The Sierra Club sought information on the background of this rule by using Freedom of Information Act (FOIA) requests to obtain all the documentation behind its development. While both the FWS and NMFS provided much of their documentation in their consultation period with the EPA, they did not provide the 2013 draft biological opinions, asserting these were protected by deliberative process privilege, one of the allowed FOIA exemptions, and previously affirmed by case law in 1975 by NLRB v. Sears, Roebuck & Co. as to protect "documents reflecting advisory opinions, recommendations and deliberations comprising part of a process by which governmental decisions and policies are formulated". The Sierra Club was seeking to obtain these draft opinions of the EPA regarding rules governing underwater structures used to cool industrial equipment. Specifically, the Sierra Club wanted to see the report about how the intake systems could harm endangered species. The Sierra Club sued in the Northern District of California for release of these draft opinions, since they reflected on the state of the proposed 2013 EPA rather than its final 2014 rule. The district court agreed with the Sierra Club in July 2017 and ordered release of the drafts, which was upheld on appeal by the government by the Ninth Circuit in December 2018.

==Supreme Court==
The agencies petitioned the Supreme Court to hear the case on the question of whether the draft documents were covered under the deliberative process privilege. The Supreme Court granted certiorari in March 2020, with oral arguments on November 2, 2020. In the interim, Justice Ruth Bader Ginsburg died, and Justice Amy Coney Barrett was confirmed as her replacement in October 2020; this became her first case on the Supreme Court.

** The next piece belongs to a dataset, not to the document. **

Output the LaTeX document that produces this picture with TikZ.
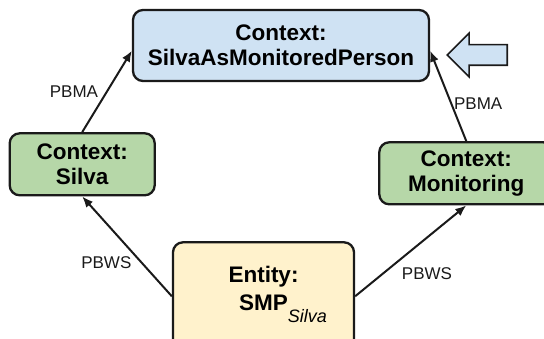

The court issued its ruling on March 4, 2021. In her first merit opinion, Justice Barrett wrote the majority opinion, her first majority opinion, joined by all but Justices Stephen Breyer and Sonia Sotomayor in the 7–2 decision. The majority ruled in favor of the FWS and NMFS, reversing the Ninth Circuit's decision and remanding the case for further review. Barrett stated that the 2013 draft biological opinions were, within the scope of the deliberative process, "drafts of a draft" and not treated as drafts of a final view on the 2013 rule, and thus were protected information within the FOIA exemption.

=== Dissent ===
Justice Breyer wrote a dissent, joined by Sotomayor. Breyer agreed in the principle that draft copies well prior to any final report would be protected under the deliberative process privilege, but argued that the 2013 drafts were not simply drafts but one step removed from final biological opinions, given the procedural history, and thus should not have been protected from the FOIA exemption.

Breyer argued that because the EPA uses information from drafts to make final decisions, the Sierra Club must be permitted to obtain the drafts. He wrote: "Agency practice shows that the Draft Biological Opinion, not the Final Biological Opinion, is the document that informs the EPA of the Services' conclusions about jeopardy and alternatives and triggers within the EPA the process of deciding what to do about those conclusions. If a Final Biological Opinion is discoverable under FOIA, as all seem to agree it is, why would a Draft Biological Opinion, embodying the same Service conclusions (and leaving the EPA with the same four choices), not be?" Breyer also noted the rarity of final biological opinions. He also wrote:"To hold that Draft Biological Opinions are discoverable when a private party seeks an EPA permit but not when, as here, the EPA seeks to write a generally applicable rule that governs private party conduct seems highly anomalous. Even where there is no private applicant, the evaluating agencies have a long history of disclosing Draft Biological Opinions to the public."